* [The problem]:
Using the listing below, please print exactly the lines from the one with "Give me the" through the one with "from matplotlib.patches import". Leave out every picture.

Plotting code records
──────
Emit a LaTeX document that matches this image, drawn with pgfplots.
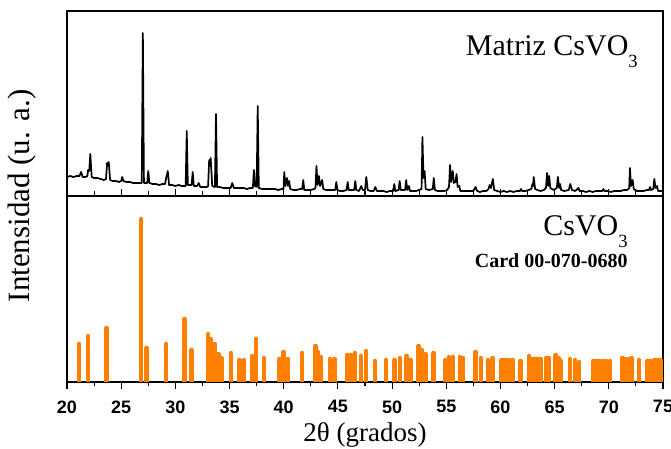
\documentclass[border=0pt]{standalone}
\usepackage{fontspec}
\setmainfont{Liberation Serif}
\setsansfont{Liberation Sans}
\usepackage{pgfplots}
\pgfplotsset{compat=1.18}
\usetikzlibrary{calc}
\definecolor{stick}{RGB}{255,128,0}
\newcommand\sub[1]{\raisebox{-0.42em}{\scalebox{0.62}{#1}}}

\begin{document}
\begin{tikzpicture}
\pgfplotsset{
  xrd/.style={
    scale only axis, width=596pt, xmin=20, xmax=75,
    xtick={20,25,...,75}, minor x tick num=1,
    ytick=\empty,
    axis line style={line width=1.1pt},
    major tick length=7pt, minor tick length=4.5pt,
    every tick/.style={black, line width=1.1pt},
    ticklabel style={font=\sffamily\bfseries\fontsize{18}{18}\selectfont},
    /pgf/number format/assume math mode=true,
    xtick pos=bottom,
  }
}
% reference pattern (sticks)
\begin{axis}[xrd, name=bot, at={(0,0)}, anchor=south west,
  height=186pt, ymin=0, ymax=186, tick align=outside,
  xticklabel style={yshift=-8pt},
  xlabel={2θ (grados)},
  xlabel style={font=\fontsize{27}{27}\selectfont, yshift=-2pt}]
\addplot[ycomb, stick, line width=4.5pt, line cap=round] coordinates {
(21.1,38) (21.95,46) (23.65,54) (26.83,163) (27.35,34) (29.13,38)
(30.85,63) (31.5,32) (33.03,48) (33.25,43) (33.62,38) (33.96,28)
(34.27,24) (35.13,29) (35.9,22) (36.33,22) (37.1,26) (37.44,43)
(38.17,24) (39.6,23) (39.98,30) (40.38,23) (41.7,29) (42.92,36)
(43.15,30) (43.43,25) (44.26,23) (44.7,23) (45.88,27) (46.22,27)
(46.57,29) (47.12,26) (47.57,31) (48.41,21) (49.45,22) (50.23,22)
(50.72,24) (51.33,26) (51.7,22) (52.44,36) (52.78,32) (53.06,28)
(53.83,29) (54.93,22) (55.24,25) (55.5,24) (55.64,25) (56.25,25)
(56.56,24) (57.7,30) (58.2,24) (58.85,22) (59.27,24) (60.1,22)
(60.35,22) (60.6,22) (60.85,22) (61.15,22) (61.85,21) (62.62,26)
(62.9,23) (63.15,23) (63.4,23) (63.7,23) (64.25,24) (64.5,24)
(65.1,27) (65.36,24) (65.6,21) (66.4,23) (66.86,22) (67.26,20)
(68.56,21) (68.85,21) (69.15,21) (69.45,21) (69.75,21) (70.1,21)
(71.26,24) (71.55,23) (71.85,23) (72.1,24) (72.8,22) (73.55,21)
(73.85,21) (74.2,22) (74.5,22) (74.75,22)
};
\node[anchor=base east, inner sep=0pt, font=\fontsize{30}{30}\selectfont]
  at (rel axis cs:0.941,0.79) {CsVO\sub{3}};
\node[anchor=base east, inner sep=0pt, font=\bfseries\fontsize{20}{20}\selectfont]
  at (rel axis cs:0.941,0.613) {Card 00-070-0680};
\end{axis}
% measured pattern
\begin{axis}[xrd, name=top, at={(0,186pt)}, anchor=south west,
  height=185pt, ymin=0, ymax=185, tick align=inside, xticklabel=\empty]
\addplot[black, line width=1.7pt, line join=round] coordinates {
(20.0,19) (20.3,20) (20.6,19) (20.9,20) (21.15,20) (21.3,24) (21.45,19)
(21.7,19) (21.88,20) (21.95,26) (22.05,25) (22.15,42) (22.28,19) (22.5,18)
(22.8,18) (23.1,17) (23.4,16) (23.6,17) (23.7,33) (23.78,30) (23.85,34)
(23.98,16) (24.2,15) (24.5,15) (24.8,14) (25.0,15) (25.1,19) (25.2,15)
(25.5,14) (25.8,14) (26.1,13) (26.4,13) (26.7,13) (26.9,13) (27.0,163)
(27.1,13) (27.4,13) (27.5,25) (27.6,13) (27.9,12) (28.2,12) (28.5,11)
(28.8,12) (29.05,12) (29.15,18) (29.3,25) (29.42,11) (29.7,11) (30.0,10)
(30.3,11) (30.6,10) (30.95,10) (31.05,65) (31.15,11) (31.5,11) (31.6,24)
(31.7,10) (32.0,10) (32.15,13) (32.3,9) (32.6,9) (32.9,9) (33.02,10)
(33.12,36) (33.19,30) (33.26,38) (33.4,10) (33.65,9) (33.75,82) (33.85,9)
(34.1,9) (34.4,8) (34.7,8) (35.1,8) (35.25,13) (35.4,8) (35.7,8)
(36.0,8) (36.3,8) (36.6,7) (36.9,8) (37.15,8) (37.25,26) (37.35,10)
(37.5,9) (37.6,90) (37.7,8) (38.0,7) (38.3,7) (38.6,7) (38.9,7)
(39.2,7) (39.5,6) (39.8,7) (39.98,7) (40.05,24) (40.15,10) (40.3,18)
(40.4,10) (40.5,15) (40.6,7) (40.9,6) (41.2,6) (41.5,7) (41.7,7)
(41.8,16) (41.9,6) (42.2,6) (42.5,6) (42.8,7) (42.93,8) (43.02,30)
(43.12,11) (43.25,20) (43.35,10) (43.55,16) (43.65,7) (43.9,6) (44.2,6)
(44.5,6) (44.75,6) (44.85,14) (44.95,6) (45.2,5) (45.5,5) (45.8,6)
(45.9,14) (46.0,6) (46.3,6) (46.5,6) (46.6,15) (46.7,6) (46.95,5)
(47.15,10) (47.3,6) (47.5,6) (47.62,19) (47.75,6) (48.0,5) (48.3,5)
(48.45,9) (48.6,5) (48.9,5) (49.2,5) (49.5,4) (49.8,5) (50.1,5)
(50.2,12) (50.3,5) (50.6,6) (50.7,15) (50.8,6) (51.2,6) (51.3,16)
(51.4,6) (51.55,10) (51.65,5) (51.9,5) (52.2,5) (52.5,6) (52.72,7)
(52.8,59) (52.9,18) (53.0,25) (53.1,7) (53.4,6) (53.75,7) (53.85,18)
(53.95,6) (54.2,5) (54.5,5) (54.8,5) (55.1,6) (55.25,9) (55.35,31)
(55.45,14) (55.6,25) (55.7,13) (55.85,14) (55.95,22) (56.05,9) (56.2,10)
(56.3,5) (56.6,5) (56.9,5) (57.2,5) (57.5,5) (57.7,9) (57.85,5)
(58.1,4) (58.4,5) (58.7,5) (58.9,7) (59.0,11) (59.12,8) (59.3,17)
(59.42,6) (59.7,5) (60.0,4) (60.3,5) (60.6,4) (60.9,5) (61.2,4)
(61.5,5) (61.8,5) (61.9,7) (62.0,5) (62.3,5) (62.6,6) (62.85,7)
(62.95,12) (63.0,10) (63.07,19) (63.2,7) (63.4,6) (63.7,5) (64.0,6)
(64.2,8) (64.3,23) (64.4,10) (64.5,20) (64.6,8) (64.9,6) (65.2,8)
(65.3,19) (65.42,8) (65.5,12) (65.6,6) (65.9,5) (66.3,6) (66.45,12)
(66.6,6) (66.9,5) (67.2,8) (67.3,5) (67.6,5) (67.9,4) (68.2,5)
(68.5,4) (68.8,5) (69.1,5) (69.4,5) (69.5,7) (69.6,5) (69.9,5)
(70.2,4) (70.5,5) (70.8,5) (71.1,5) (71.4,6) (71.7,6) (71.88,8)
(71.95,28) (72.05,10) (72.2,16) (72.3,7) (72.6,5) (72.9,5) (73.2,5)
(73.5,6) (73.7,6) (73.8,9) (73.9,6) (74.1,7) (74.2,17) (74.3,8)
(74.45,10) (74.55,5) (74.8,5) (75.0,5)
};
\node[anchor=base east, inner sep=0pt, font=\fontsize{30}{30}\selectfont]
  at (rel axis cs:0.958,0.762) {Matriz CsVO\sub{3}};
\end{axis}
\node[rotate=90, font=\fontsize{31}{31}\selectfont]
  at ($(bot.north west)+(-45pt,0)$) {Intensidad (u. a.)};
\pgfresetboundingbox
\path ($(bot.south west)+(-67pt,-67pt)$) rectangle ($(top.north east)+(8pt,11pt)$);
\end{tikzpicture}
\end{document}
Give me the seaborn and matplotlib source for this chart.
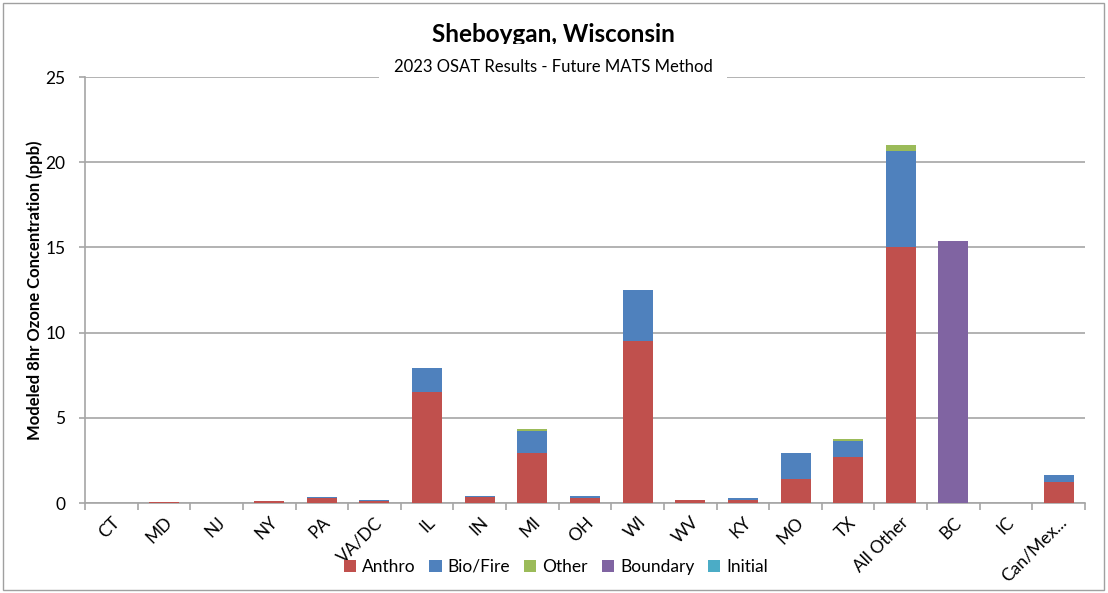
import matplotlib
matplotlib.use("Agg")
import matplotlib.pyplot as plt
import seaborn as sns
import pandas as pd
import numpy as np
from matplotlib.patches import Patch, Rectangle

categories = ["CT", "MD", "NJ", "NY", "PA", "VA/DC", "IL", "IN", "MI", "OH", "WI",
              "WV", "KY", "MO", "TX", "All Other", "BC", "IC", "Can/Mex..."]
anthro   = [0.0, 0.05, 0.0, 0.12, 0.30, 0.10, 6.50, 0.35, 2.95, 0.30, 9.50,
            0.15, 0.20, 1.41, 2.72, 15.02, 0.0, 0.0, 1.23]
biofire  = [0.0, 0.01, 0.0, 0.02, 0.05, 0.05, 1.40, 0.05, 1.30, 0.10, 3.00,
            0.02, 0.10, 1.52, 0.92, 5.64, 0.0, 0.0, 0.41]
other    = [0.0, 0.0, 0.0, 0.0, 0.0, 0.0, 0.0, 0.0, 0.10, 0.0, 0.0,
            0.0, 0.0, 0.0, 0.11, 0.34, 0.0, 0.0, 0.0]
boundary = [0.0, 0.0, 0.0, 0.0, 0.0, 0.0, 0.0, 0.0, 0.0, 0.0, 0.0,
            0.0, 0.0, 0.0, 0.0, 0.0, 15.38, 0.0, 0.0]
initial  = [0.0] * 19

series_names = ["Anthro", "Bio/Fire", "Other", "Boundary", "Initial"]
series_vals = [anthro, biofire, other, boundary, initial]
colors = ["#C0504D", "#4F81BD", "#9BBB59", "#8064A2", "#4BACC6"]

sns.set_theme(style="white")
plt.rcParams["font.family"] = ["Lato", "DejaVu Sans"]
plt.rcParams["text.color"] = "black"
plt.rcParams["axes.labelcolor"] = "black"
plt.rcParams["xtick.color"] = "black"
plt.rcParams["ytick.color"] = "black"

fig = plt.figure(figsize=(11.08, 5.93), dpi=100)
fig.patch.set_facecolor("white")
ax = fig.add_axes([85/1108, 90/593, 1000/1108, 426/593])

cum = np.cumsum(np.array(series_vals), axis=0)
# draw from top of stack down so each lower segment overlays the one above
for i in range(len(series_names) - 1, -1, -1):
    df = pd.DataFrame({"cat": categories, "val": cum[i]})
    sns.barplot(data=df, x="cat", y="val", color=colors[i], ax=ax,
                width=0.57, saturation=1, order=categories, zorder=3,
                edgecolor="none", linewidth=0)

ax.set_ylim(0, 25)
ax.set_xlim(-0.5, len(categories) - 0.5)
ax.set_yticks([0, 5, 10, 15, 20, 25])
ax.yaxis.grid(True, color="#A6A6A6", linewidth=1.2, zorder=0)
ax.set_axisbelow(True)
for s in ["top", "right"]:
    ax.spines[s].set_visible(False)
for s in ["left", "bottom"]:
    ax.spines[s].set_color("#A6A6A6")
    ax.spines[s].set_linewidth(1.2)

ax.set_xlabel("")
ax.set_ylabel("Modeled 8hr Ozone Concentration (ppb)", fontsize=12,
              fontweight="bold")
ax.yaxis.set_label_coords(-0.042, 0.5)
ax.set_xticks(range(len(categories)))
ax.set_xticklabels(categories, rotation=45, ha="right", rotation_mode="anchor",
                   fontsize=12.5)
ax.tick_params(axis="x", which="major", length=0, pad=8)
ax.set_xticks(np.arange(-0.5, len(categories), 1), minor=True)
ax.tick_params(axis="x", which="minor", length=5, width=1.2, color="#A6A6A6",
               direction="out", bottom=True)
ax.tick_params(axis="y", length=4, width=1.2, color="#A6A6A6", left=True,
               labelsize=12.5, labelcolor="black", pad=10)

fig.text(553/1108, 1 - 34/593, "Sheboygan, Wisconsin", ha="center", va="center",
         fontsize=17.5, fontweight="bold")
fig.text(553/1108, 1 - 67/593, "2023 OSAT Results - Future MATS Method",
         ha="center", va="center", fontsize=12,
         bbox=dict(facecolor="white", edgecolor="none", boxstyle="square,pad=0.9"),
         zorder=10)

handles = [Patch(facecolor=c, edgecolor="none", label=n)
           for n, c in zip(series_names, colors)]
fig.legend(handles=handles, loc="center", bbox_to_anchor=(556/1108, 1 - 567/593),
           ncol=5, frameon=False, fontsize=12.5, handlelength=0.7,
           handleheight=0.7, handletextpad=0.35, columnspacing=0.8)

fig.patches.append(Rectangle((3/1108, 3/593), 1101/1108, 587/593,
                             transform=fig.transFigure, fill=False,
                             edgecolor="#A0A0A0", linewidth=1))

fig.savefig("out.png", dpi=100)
──────
* [Reply]:
Give me the seaborn and matplotlib source for this chart.
import matplotlib
matplotlib.use("Agg")
import matplotlib.pyplot as plt
import seaborn as sns
import pandas as pd
import numpy as np
from matplotlib.patches import Patch, Rectangle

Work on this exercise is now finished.